1. ASML Holding N.V. (NASDAQ:ASML)
EPS Next 5 Year Ratio: 29.80%
Debt-to-Equity Ratio: 0.48
ASML Holding N.V. (NASDAQ:ASML) ranks #1 on our list of 10 High Growth Low Debt Stocks to Buy given analysts expect the company to grow its EPS by an average annual rate of 29.80% over the next 5 years. Given semiconductors are essential for many modern technologies that are growing at a fair rate, demand for ASML Holding N.V. (NASDAQ:ASML)’s leading semiconductor producing equipment is also expected to increase in the future. ASML Holding N.V. (NASDAQ:ASML) also has a strong balance sheet given its debt to equity ratio of 0.48.

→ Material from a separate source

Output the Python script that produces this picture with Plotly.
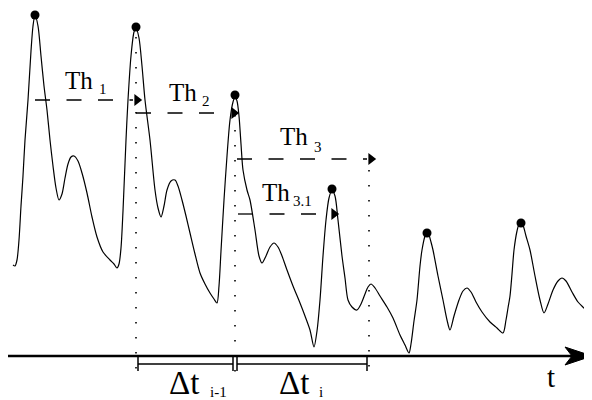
import plotly.graph_objects as go

# ---------------- data (signal amplitude above the time axis) ----------------
t_values = [13, 15, 17, 19, 21, 23, 25, 28, 31, 33, 35, 38, 41, 44, 47, 50, 53, 56, 59,
            62, 65, 68, 71, 74, 78, 82, 87, 92, 97, 103, 110, 114, 117, 119, 121, 123, 126,
            128, 131, 134, 136, 139, 142, 145, 150, 155, 158, 161, 164, 167, 171, 175, 178,
            182, 186, 190, 195, 200, 205, 210, 214, 217, 219, 221, 224, 227, 230, 233, 235,
            237, 239, 241, 243, 247, 250, 255, 259, 262, 266, 270, 274, 278, 282, 287, 293,
            300, 305, 310, 314, 317, 320, 323, 326, 329, 332, 335, 338, 342, 345, 348, 352,
            357, 361, 365, 368, 371, 375, 380, 387, 393, 400, 405, 409, 411, 414, 417, 420,
            422, 425, 427, 429, 431, 433, 438, 443, 447, 450, 454, 459, 463, 467, 471, 476,
            482, 490, 497, 503, 506, 508, 510, 512, 514, 517, 519, 521, 523, 526, 530, 535,
            540, 544, 548, 553, 558, 562, 566, 572, 578, 584, 588, 592]
signal_values = [91, 90, 96, 116, 150, 180, 216, 256, 305, 330, 341, 330, 300, 270, 246, 216,
                 190, 168, 156, 162, 178, 192, 199, 200, 195, 183, 163, 139, 119, 104, 96, 92,
                 88, 92, 108, 145, 216, 256, 300, 324, 328, 318, 290, 256, 216, 166, 148, 139,
                 150, 166, 175, 176, 170, 156, 140, 123, 102, 83, 72, 63, 57, 53, 70, 105, 156,
                 200, 236, 254, 259, 255, 240, 212, 186, 166, 156, 126, 100, 93, 100, 109, 113,
                 109, 100, 86, 70, 53, 40, 26, 9, 25, 56, 100, 136, 158, 166, 160, 136, 100, 78,
                 56, 49, 46, 52, 62, 69, 72, 68, 60, 49, 38, 21, 11, 3, 12, 35, 56, 90, 106, 120,
                 124, 121, 114, 106, 80, 56, 36, 26, 40, 56, 65, 68, 64, 54, 44, 34, 28, 23, 36,
                 48, 60, 82, 106, 125, 132, 134, 131, 120, 106, 80, 56, 43, 52, 66, 75, 78, 75,
                 64, 54, 48, 44, 41]

peak_t = [35, 136, 235, 332, 427, 521]
peak_signal = [341, 329, 261, 167, 123, 133]

threshold_subs = ["1", "2", "3", "3.1"]
threshold_level = [256, 243, 197, 142]
threshold_start = [35, 136, 237, 238]
threshold_end = [143, 240, 377, 340]

marker_times = [136, 235, 369]
marker_top = [319, 241, 186]
marker_bottom = [-16, -24, -13]

interval_subs = ["i-1", "i"]
interval_start = [138, 237]
interval_end = [233, 367]

axis_label = "t"

# ---------------- layout constants ----------------
SERIF = "Liberation Serif, Times New Roman, serif"
TH_POS = [(63, 276), (167, 264), (278, 220), (260, 164)]
TH_SUB_POS = [(97, 267), (200, 255), (312, 209), (291, 155)]
DT_POS = [(167, -27), (277, -27)]
DT_SUB_POS = [(208, -36), (317, -36)]
AXIS_END = 592
# the page body keeps an 8px margin, so the figure is 8px smaller and the ranges start 8px in
X_RANGE = [8, 592]
Y_RANGE = [-44, 348]

fig = go.Figure()

# dotted vertical markers
for tx, top, bot in zip(marker_times, marker_top, marker_bottom):
    fig.add_trace(go.Scatter(x=[tx, tx], y=[top, bot], mode="lines",
                             line=dict(color="black", width=1.6, dash="1.6px,13.4px"),
                             hoverinfo="skip", showlegend=False))

# signal curve
fig.add_trace(go.Scatter(x=t_values, y=signal_values, mode="lines",
                         line=dict(color="black", width=1.2, shape="spline", smoothing=0.8),
                         hoverinfo="skip", showlegend=False))

# peaks
fig.add_trace(go.Scatter(x=peak_t, y=peak_signal, mode="markers",
                         marker=dict(color="black", size=9),
                         hoverinfo="skip", showlegend=False))

# threshold arrows
ARROW_R = 5.2
for lvl, s, e in zip(threshold_level, threshold_start, threshold_end):
    base = e - 10
    fig.add_trace(go.Scatter(x=[s, base], y=[lvl, lvl], mode="lines",
                             line=dict(color="black", width=1.3, dash="15px,16.5px"),
                             hoverinfo="skip", showlegend=False))
    fig.add_trace(go.Scatter(x=[e - 1.155 * ARROW_R], y=[lvl], mode="markers",
                             marker=dict(symbol="triangle-right", color="black",
                                         size=2 * ARROW_R, line=dict(width=0)),
                             hoverinfo="skip", showlegend=False))

# interval dimension lines
for s, e in zip(interval_start, interval_end):
    fig.add_trace(go.Scatter(x=[s, e], y=[-8, -8], mode="lines",
                             line=dict(color="black", width=1.5),
                             hoverinfo="skip", showlegend=False))
    for xx in (s, e):
        fig.add_trace(go.Scatter(x=[xx, xx], y=[-1, -15], mode="lines",
                                 line=dict(color="black", width=1.5),
                                 hoverinfo="skip", showlegend=False))

shapes = [
    dict(type="line", xref="x", yref="y", x0=0, x1=AXIS_END - 20, y0=0, y1=0,
         line=dict(color="black", width=2.5)),
    dict(type="path", xref="x", yref="y",
         path=f"M {AXIS_END-27},9 L {AXIS_END},0 L {AXIS_END-27},-9 L {AXIS_END-20},0 Z",
         fillcolor="black", line=dict(color="black", width=1)),
]

annotations = []
for (x, y), sub, (sx, sy) in zip(TH_POS, threshold_subs, TH_SUB_POS):
    annotations.append(dict(x=x, y=y, xref="x", yref="y", text="Th", showarrow=False,
                            xanchor="left", yanchor="middle",
                            font=dict(family=SERIF, size=25, color="black")))
    annotations.append(dict(x=sx, y=sy, xref="x", yref="y", text=sub, showarrow=False,
                            xanchor="left", yanchor="middle",
                            font=dict(family=SERIF, size=15, color="black")))
for (x, y), sub, (sx, sy) in zip(DT_POS, interval_subs, DT_SUB_POS):
    annotations.append(dict(x=x, y=y, xref="x", yref="y", text="Δt", showarrow=False,
                            xanchor="left", yanchor="middle",
                            font=dict(family=SERIF, size=33, color="black")))
    annotations.append(dict(x=sx, y=sy, xref="x", yref="y", text=sub, showarrow=False,
                            xanchor="left", yanchor="middle",
                            font=dict(family=SERIF, size=15, color="black")))
annotations.append(dict(x=551, y=-21, xref="x", yref="y", text=axis_label, showarrow=False,
                        xanchor="center", yanchor="middle",
                        font=dict(family=SERIF, size=29, color="black")))

fig.update_layout(
    width=584, height=392,
    margin=dict(l=0, r=0, t=0, b=0, pad=0),
    paper_bgcolor="white", plot_bgcolor="white",
    xaxis=dict(range=X_RANGE, visible=False, fixedrange=True),
    yaxis=dict(range=Y_RANGE, visible=False, fixedrange=True),
    shapes=shapes, annotations=annotations, showlegend=False,
)

fig.write_html("out.html")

Baron Opportunity Fund commented on ASML Holding N.V. (NASDAQ:ASML) in a Q2 2022 investor letter,
ASML Holding N.V. designs and manufactures semiconductor production equipment. It specializes in photolithography equipment, where light sources are used to photo-reactively create patterns on wafers that become printed circuits. ASML is the dominant leader across all types of lithography but, most importantly, is the only company selling equipment for extreme ultra-violet (EUV) lithography, the latest generation technology.
Indeed, because of the stalling out of Moore’s Law, advanced lithography of larger and multi-patterned silicon chips has been critical for leading-edge chip manufacturing and continued improvement in semiconductor chip performance over time. The company is well positioned to continue growing above industry rates as it rapidly adds capacity across its entire business to meet rising industry demand, especially from leading-edge customers continuing to invest to stay ahead of their competitors and drive chip performance forward.
Additionally, the introduction of high-NA EUV technology in the middle of the decade will add another leg to the growth opportunity.